Months ago, we had a major leak in our basement. We didn’t know where the water was coming from. Initially, we thought it was the pipe coming from the dishwasher. The plumber came in and fixed the pipe, which was actually slightly cracked. And, we thought we had solved the problem.
Until, one afternoon we came downstairs to discover the carpet was soaked and water was gathering in laundry room. After hours of drying out the basement with towels and industrial fans, we set to work finding the source of the leak.
Turns out the outside hose bib had cracked from the winter cold. Again, the plumber came and fixed the pipe. We made sure to dry out the room completely so that there was no way mold could set in.
Without finding the real source of the leak, we would have been plagued with a wet basement every time my husband washed his car in the driveway.
Time is like that. One drip at a time and pretty soon a puddle gathers. It is finding the source of the little time wasters that helps us plug the leak and put the water back in the place where it is intended to go.
If we want to find time for creating, we need to patch the time leaks elsewhere.
I have found that housework is a time “sieve” and I am always on the look out for ways to patch some of the holes. The biggest “plug” I’ve found so far is to not let the mess pile up.
Here are 10 great ways to minimize housework so that you will get back some of your time.
Adopt a minimalist lifestyle. The less stuff you have, the less stuff you have to manage.
Keep it organized. Every thing has a home & gets put back in that home. Labels make it clear so that everyone in the household knows where it goes.
Make a habit of organizing 1 drawer every day. This takes a few quick minutes instead of spending an entire weekend spring-cleaning the clutter.
Pro-actively protect surfaces.
There was a reason why our grandmothers covered their couches with plastic. I’m pretty sure it wasn’t because they liked how the plastic stuck to their legs in the heat. It was to preserve their precious furniture from staining.
Now, I wouldn’t recommend plastic today but we can learn from the vintage practice. It is much easier to remove a decorative blanket to throw into the wash (isn’t that why they are called “throws”?) than to scrub at a stained sofa.

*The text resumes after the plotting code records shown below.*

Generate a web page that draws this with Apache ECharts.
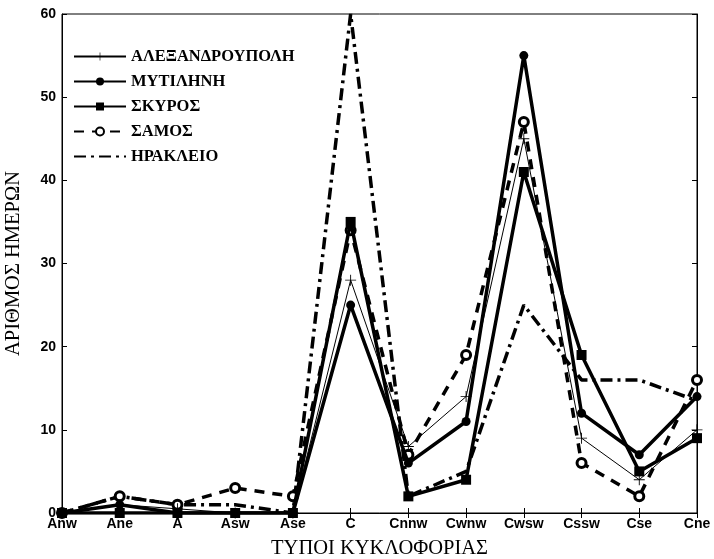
<!DOCTYPE html>
<html>
<head>
<meta charset="utf-8">
<script src="https://cdn.jsdelivr.net/npm/echarts@6/dist/echarts.min.js"></script>
<style>
  html, body { margin: 0; padding: 0; background: #fff; }
  #chart { width: 714px; height: 559px; }
</style>
</head>
<body>
<div id="chart"></div>
<script>
// τύποι κυκλοφορίας
var categories = ['Anw', 'Ane', 'A', 'Asw', 'Ase', 'C', 'Cnnw', 'Cwnw', 'Cwsw', 'Cssw', 'Cse', 'Cne'];
var yTicks = [0, 10, 20, 30, 40, 50, 60];

var alexandroupoli = [0, 1, 0.5, 0, 0, 28, 8, 14, 45, 9, 4, 10];
var mytilini       = [0, 1, 0, 0, 0, 25, 6, 11, 55, 12, 7, 14];
var skyros         = [0, 0, 0, 0, 0, 35, 2, 4, 41, 19, 5, 9];
var samos          = [0, 2, 1, 3, 2, 34, 7, 19, 47, 6, 2, 16];
var irakleio       = [0, 2, 1, 1, 0, 60, 2, 5, 25, 16, 16, 13.5];

var dom = document.getElementById('chart');
var myChart = echarts.init(dom);

var plusSymbol = 'path://M4.6,0h0.8v4.6h4.6v0.8h-4.6v4.6h-0.8v-4.6h-4.6v-0.8h4.6z';

var axisTxt = {
    color: '#000',
    fontFamily: 'Liberation Sans, Arial',
    fontWeight: 'bold',
    fontSize: 14
};

myChart.setOption({
    animation: false,
    backgroundColor: '#fff',
    grid: {
        left: 62,
        right: 17,
        top: 14,
        bottom: 46,
        outerBoundsMode: 'none',
        show: true,
        borderColor: '#000',
        borderWidth: 1
    },
    legend: {
        left: 68,
        top: 43,
        orient: 'vertical',
        itemWidth: 52,
        itemHeight: 10,
        itemGap: 8,
        textStyle: {
            color: '#000',
            fontFamily: 'Liberation Serif, Times New Roman',
            fontWeight: 'bold',
            fontSize: 16.5
        },
        data: [
            'ΑΛΕΞΑΝΔΡΟΥΠΟΛΗ',
            'ΜΥΤΙΛΗΝΗ',
            'ΣΚΥΡΟΣ',
            'ΣΑΜΟΣ',
            { name: 'ΗΡΑΚΛΕΙΟ', itemStyle: { color: 'rgba(0,0,0,0)', borderWidth: 0 } }
        ]
    },
    xAxis: [
        {
            type: 'category',
            boundaryGap: false,
            data: categories,
            name: 'ΤΥΠΟΙ ΚΥΚΛΟΦΟΡΙΑΣ',
            nameLocation: 'middle',
            nameGap: 25,
            nameTextStyle: {
                color: '#000',
                fontFamily: 'Liberation Serif, Times New Roman',
                fontSize: 20.5
            },
            axisLine: { lineStyle: { color: '#000', width: 1 } },
            axisTick: { inside: true, length: 5, lineStyle: { color: '#000' } },
            axisLabel: Object.assign({ margin: 4, interval: 0 }, axisTxt),
            splitLine: { show: false }
        },
        {
            type: 'category',
            boundaryGap: false,
            position: 'top',
            data: categories,
            axisLine: { lineStyle: { color: '#000' } },
            axisTick: { inside: true, length: 5, lineStyle: { color: '#000' } },
            axisLabel: { show: false }
        }
    ],
    yAxis: [
        {
            type: 'value',
            min: 0,
            max: 60,
            interval: 10,
            name: 'ΑΡΙΘΜΟΣ ΗΜΕΡΩΝ',
            nameLocation: 'middle',
            nameGap: 38,
            nameTextStyle: {
                color: '#000',
                fontFamily: 'Liberation Serif, Times New Roman',
                fontSize: 20.5
            },
            axisLine: { show: true, lineStyle: { color: '#000' } },
            axisTick: { show: true, inside: true, length: 5, lineStyle: { color: '#000' } },
            axisLabel: Object.assign({
                margin: 6,
                formatter: function (v) { return yTicks.indexOf(v) >= 0 ? String(v) : ''; }
            }, axisTxt),
            splitLine: { show: false }
        },
        {
            type: 'value',
            min: 0,
            max: 60,
            interval: 10,
            position: 'right',
            axisLine: { show: true, lineStyle: { color: '#000' } },
            axisTick: { show: true, inside: true, length: 5, lineStyle: { color: '#000' } },
            axisLabel: { show: false },
            splitLine: { show: false }
        }
    ],
    series: [
        {
            name: 'ΑΛΕΞΑΝΔΡΟΥΠΟΛΗ',
            type: 'line',
            data: alexandroupoli,
            symbol: plusSymbol,
            symbolSize: 11,
            z: 5,
            itemStyle: { color: '#000' },
            lineStyle: { color: '#000', width: 1 }
        },
        {
            name: 'ΜΥΤΙΛΗΝΗ',
            type: 'line',
            data: mytilini,
            symbol: 'circle',
            symbolSize: 9,
            z: 4,
            itemStyle: { color: '#000' },
            lineStyle: { color: '#000', width: 3.5 }
        },
        {
            name: 'ΣΚΥΡΟΣ',
            type: 'line',
            data: skyros,
            symbol: 'rect',
            symbolSize: 10,
            z: 4,
            itemStyle: { color: '#000' },
            lineStyle: { color: '#000', width: 3.5 }
        },
        {
            name: 'ΣΑΜΟΣ',
            type: 'line',
            data: samos,
            symbol: 'circle',
            symbolSize: 9,
            showAllSymbol: true,
            z: 3,
            itemStyle: { color: '#fff', borderColor: '#000', borderWidth: 3 },
            lineStyle: { color: '#000', width: 3.5, type: [10, 8] }
        },
        {
            name: 'ΗΡΑΚΛΕΙΟ',
            type: 'line',
            data: irakleio,
            symbol: 'none',
            z: 2,
            itemStyle: { color: '#000' },
            lineStyle: { color: '#000', width: 3.5, type: [12, 5, 3, 5] }
        }
    ]
});

window.addEventListener('resize', function () {
    myChart.resize();
});
</script>
</body>
</html>
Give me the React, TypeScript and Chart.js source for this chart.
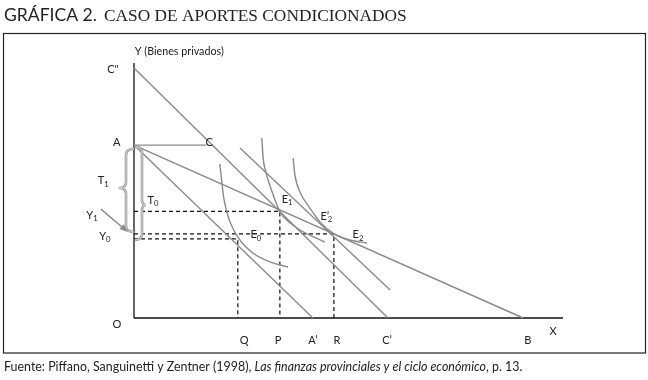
import React, { useEffect, useRef } from "react";
import { Chart, registerables } from "chart.js";
Chart.register(...registerables);

// ---------- data (model units, origin O = (0,0)) ----------
const axisYPts = [[0, 0], [0, 10]];
const axisXPts = [[0, 0], [10, 0]];

const lineCppCp = [[0, 9.8], [5.92, 0]]; // C'' -> C'
const lineAC = [[0, 6.78], [1.68, 6.78]]; // A -> C
const lineAAp = [[0, 6.78], [4.17, 0]]; // A -> A'
const lineAB = [[0, 6.78], [9.07, 0]]; // A -> B
const lineParallel = [[2.47, 6.67], [5.97, 1.1]];

const ic0 = [[2.0, 6.04], [2.1, 4.63], [2.24, 3.76], [2.45, 3.1], [2.77, 2.55], [3.17, 2.2], [3.59, 2.0]];
const ic1 = [[2.98, 7.06], [3.01, 6.27], [3.05, 5.88], [3.22, 4.94], [3.4, 4.18], [3.8, 3.53], [4.45, 2.98]];
const ic2 = [[3.71, 6.27], [3.75, 5.61], [3.87, 4.94], [4.1, 4.31], [4.34, 3.76], [4.66, 3.3], [5.03, 3.06], [5.43, 2.94]];

const eqX = [2.42, 3.4, 4.66]; // Q, P, R
const eqY = [3.1, 4.18, 3.3]; // E0, E1, E2

const xTickLabels = ["Q", "P", "A’", "R", "C’", "B"];
const xTickValues = [2.57, 3.36, 4.17, 4.73, 5.9, 9.18];
const xTickRow = -0.9;

const plainLabels = ['C"', "A", "C", "O", "X"];
const plainX = [-0.49, -0.4, 1.75, -0.4, 9.77];
const plainY = [9.76, 6.9, 6.9, -0.27, -0.51];

const subMain = ["T", "T", "Y", "Y", "E", "E’", "E", "E"];
const subIdx = ["1", "0", "1", "0", "1", "2", "2", "0"];
const subX = [-0.72, 0.44, -0.98, -0.68, 3.57, 4.5, 5.22, 2.84];
const subY = [5.41, 4.63, 4.04, 3.22, 4.67, 4.0, 3.29, 3.29];

const yAxisTitle = "Y (Bienes privados)";
const titleLead = "GRÁFICA 2.";
const titleRest = "CASO DE APORTES CONDICIONADOS";
const sourceA = "Fuente: Piffano, Sanguinetti y Zentner (1998), ";
const sourceB = "Las finanzas provinciales y el ciclo económico";
const sourceC = ", p. 13.";

// braces: [xVertical, yTop, yBottom, yTip, xTip, xEnd]
const braceT0 = [0.186, 6.71, 3.06, 4.43, 0.28, 0.02];
const braceT1 = [-0.186, 6.63, 3.37, 5.1, -0.36, 0.0];
const arrowY1 = [[-0.77, 4.27], [-0.14, 3.37]];

const SANS = "Lato, 'Open Sans', sans-serif";
const SERIF = "'Liberation Serif', serif";
const GRAY = "#8a8a8a";
const LABEL_SIZE = 11;

const pts = (a: number[][]) => a.map(([x, y]) => ({ x, y }));

function fitFont(ctx: CanvasRenderingContext2D, text: string, family: string, width: number, style = "") {
  ctx.font = `${style} 20px ${family}`;
  const w = ctx.measureText(text).width;
  return (20 * width) / w;
}

const annot = {
  id: "annot",
  afterDatasetsDraw(chart: any) {
    const ctx: CanvasRenderingContext2D = chart.ctx;
    const xs = chart.scales.x;
    const ys = chart.scales.y;
    const X = (v: number) => xs.getPixelForValue(v);
    const Y = (v: number) => ys.getPixelForValue(v);
    ctx.save();

    // frame
    ctx.strokeStyle = "#222";
    ctx.lineWidth = 1.2;
    ctx.strokeRect(3.5, 33.5, 642, 319.5);

    // title
    ctx.fillStyle = "#222";
    ctx.textBaseline = "alphabetic";
    ctx.textAlign = "left";
    let s = fitFont(ctx, titleLead, SANS, 93);
    ctx.font = `${s}px ${SANS}`;
    ctx.fillText(titleLead, 4, 21);
    s = fitFont(ctx, titleRest, SERIF, 303);
    ctx.font = `${s}px ${SERIF}`;
    ctx.fillText(titleRest, 104, 21);

    // source
    ctx.font = `20px ${SANS}`;
    const wa = ctx.measureText(sourceA).width + ctx.measureText(sourceC).width;
    ctx.font = `italic 20px ${SANS}`;
    const wb = ctx.measureText(sourceB).width;
    const fs = (20 * 519) / (wa + wb);
    let cx = 4;
    ctx.font = `${fs}px ${SANS}`;
    ctx.fillText(sourceA, cx, 371);
    cx += ctx.measureText(sourceA).width;
    ctx.font = `italic ${fs}px ${SANS}`;
    ctx.fillText(sourceB, cx, 371);
    cx += ctx.measureText(sourceB).width;
    ctx.font = `${fs}px ${SANS}`;
    ctx.fillText(sourceC, cx, 371);

    // y axis title
    ctx.fillStyle = "#222";
    const ys2 = fitFont(ctx, yAxisTitle, SANS, 89);
    ctx.font = `${ys2}px ${SANS}`;
    ctx.textBaseline = "middle";
    ctx.fillText(yAxisTitle, X(0.02), Y(10.43));

    // plain labels
    ctx.textAlign = "center";
    ctx.font = `${LABEL_SIZE}px ${SANS}`;
    plainLabels.forEach((t, i) => ctx.fillText(t, X(plainX[i]), Y(plainY[i])));
    xTickLabels.forEach((t, i) => ctx.fillText(t, X(xTickValues[i]), Y(xTickRow)));

    // subscript labels
    subMain.forEach((m, i) => {
      const size = LABEL_SIZE;
      ctx.font = `${size}px ${SANS}`;
      const w1 = ctx.measureText(m).width;
      ctx.font = `${size * 0.7}px ${SANS}`;
      const w2 = ctx.measureText(subIdx[i]).width;
      const left = X(subX[i]) - (w1 + w2) / 2;
      const base = Y(subY[i]) + size * 0.36;
      ctx.textAlign = "left";
      ctx.textBaseline = "alphabetic";
      ctx.font = `${size}px ${SANS}`;
      ctx.fillText(m, left, base);
      ctx.font = `${size * 0.7}px ${SANS}`;
      ctx.fillText(subIdx[i], left + w1 - (m.length > 1 ? 1.5 : 0), base + 2.5);
    });

    // braces
    const drawBrace = (b: number[]) => {
      const [xv, yt, yb, ytip, xtip, xend] = b;
      const pxv = X(xv), pyt = Y(yt), pyb = Y(yb), pyt2 = Y(ytip), pxt = X(xtip), pxe = X(xend);
      const r = 6;
      ctx.beginPath();
      ctx.moveTo(pxe, pyt);
      ctx.quadraticCurveTo(pxv, pyt, pxv, pyt + r);
      ctx.lineTo(pxv, pyt2 - r);
      ctx.quadraticCurveTo(pxv, pyt2, pxt, pyt2);
      ctx.quadraticCurveTo(pxv, pyt2, pxv, pyt2 + r);
      ctx.lineTo(pxv, pyb - r);
      ctx.quadraticCurveTo(pxv, pyb, pxe, pyb);
      ctx.strokeStyle = "#9a9a9a";
      ctx.lineWidth = 2.6;
      ctx.stroke();
      ctx.strokeStyle = "#e4e4e4";
      ctx.lineWidth = 0.8;
      ctx.stroke();
    };
    drawBrace(braceT0);
    drawBrace(braceT1);

    // arrow Y1
    const [a0, a1] = arrowY1;
    const x0 = X(a0[0]), y0 = Y(a0[1]), x1 = X(a1[0]), y1 = Y(a1[1]);
    const ang = Math.atan2(y1 - y0, x1 - x0);
    ctx.strokeStyle = GRAY;
    ctx.fillStyle = GRAY;
    ctx.lineWidth = 1.4;
    ctx.beginPath();
    ctx.moveTo(x0, y0);
    ctx.lineTo(x1 - 6 * Math.cos(ang), y1 - 6 * Math.sin(ang));
    ctx.stroke();
    ctx.beginPath();
    ctx.moveTo(x1, y1);
    ctx.lineTo(x1 - 9 * Math.cos(ang - 0.35), y1 - 9 * Math.sin(ang - 0.35));
    ctx.lineTo(x1 - 9 * Math.cos(ang + 0.35), y1 - 9 * Math.sin(ang + 0.35));
    ctx.closePath();
    ctx.fill();

    ctx.restore();
  },
};

export default function App() {
  const ref = useRef<HTMLCanvasElement>(null);
  useEffect(() => {
    if (!ref.current) return;
    const gray = (data: number[][], extra: any = {}) => ({
      data: pts(data),
      showLine: true,
      borderColor: GRAY,
      borderWidth: 1.4,
      pointRadius: 0,
      fill: false,
      ...extra,
    });
    const dashed = (data: number[][]) => ({
      data: pts(data),
      showLine: true,
      borderColor: "#111",
      borderWidth: 1.2,
      borderDash: [4, 3],
      pointRadius: 0,
      fill: false,
    });
    const curve = { cubicInterpolationMode: "monotone" };
    const datasets: any[] = [
      gray(lineCppCp),
      gray(lineAC),
      gray(lineAAp),
      gray(lineAB),
      gray(lineParallel),
      gray(ic0, curve),
      gray(ic1, curve),
      gray(ic2, curve),
      ...eqX.map((qx, i) => dashed([[0, eqY[i]], [qx, eqY[i]], [qx, 0]])),
      { data: pts(axisYPts), showLine: true, borderColor: "#111", borderWidth: 1.3, pointRadius: 0 },
      { data: pts(axisXPts), showLine: true, borderColor: "#111", borderWidth: 1.3, pointRadius: 0 },
    ];
    const chart = new Chart(ref.current, {
      type: "scatter",
      data: { datasets },
      options: {
        responsive: false,
        animation: false,
        devicePixelRatio: 1,
        layout: { padding: 0 },
        plugins: { legend: { display: false }, tooltip: { enabled: false }, title: { display: false } },
        scales: {
          x: { type: "linear", display: false, min: -134 / 42.9, max: (648 - 134) / 42.9 },
          y: { type: "linear", display: false, min: -62 / 25.5, max: 318 / 25.5 },
        },
        elements: { line: { tension: 0 } },
      },
      plugins: [annot],
    } as any);
    return () => chart.destroy();
  }, []);
  return (
    <div style={{ position: "absolute", left: 0, top: 0, width: 648, height: 380, background: "#fff" }}>
      <canvas ref={ref} width={648} height={380} style={{ width: 648, height: 380, display: "block" }} />
    </div>
  );
}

Or how about putting tinfoil at the bottom of the oven to catch splatters and drippings? It is much easier to replace a sheet of tinfoil than to have to scrub the burnt tomato sauce from the bottom of the oven.
Don’t let the dishes pile in the sink. I haven’t managed to set a routine of emptying out the dishwasher in the morning yet so that the dirty dishes can be put directly into the dishwasher after use. But I do make sure the kitchen is left clean after supper every day.
Wipe down the shower after each use. This way, that gross pink crud doesn’t gather in the corners of the tub, which requires more time and effort to scrub away.
Wiping down bathroom counters & mirror prolongs the duration between deep cleaning.
Install low maintenance surfaces such as hardwoods or hardware with simple, sleek designs, which are easily wipe able.
I am not suggesting OCD obsession here. But I do want to help you find an extra bit of time so that you can be more creative. The world will only benefit from your color.